France was a different case. The Third Republic was, in a sense, always at war with itself. It had been so in the days just before the war, when Caillaux with his pacific inclinations would have become prime minister if not for his wife. In the y
ears since then one government after another had fallen, in one case after only days in power. But behind the turmoil France retained the machinery needed to produce coherent political, military, and diplomatic decisions, and that machinery had continued to function. The government, after Joffre’s period of total control, had reestablished its authority over military strategy. It had done so in part because the army’s high command, divided between republicans and never-quite-trusted Catholics such as Ferdinand Foch, was never a coherent enough force to become a political threat.
In the summer of 1917 France needed only one final ingredient in order to operate effectively. It needed a prime minister as strong and determined and politically savvy as Lloyd George, one capable of making himself master of the nation.
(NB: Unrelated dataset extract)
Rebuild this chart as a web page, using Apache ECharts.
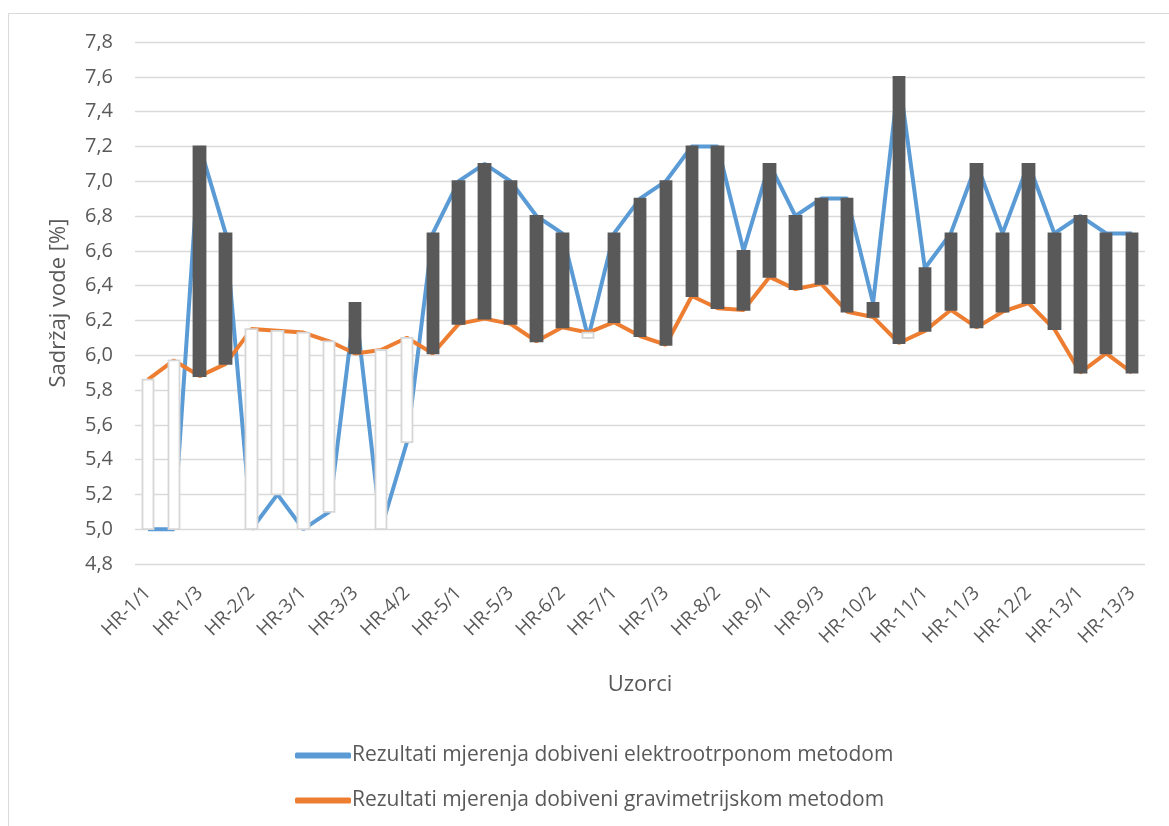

That prime minister had been waiting in the wings all along, and he was about to emerge.
Background: Enter the Tiger
ENTER THE TIGER
BY 1917 GEORGES CLEMENCEAU HAD BEEN A PROMINENT figure in French politics and journalism—a magnetic, troubling, disruptive figure, hated and feared and adored—for half a century. All four of the governments that had come and gone in Paris since 1914 had kept him on the outside (that was where Clemenceau had always been happiest, making the insiders squirm), but he remained a force in public life.
And now his hour had come round at last. The nation, exhausted and confused, desperately needed new leadership. So many men had tried and failed that only one possibility remained. It was the man they called, by no means always affectionately, Le Tigre. With many misgivings, seeing no choice but to ignore the savagery with which the Tiger had been striking at him since the war began, President Poincaré asked him to form a government. Clemenceau, who throughout most of his career had been refusing invitations to come inside, accepted immediately. And immediately everything began to change. France had found its war leader, its Lloyd George.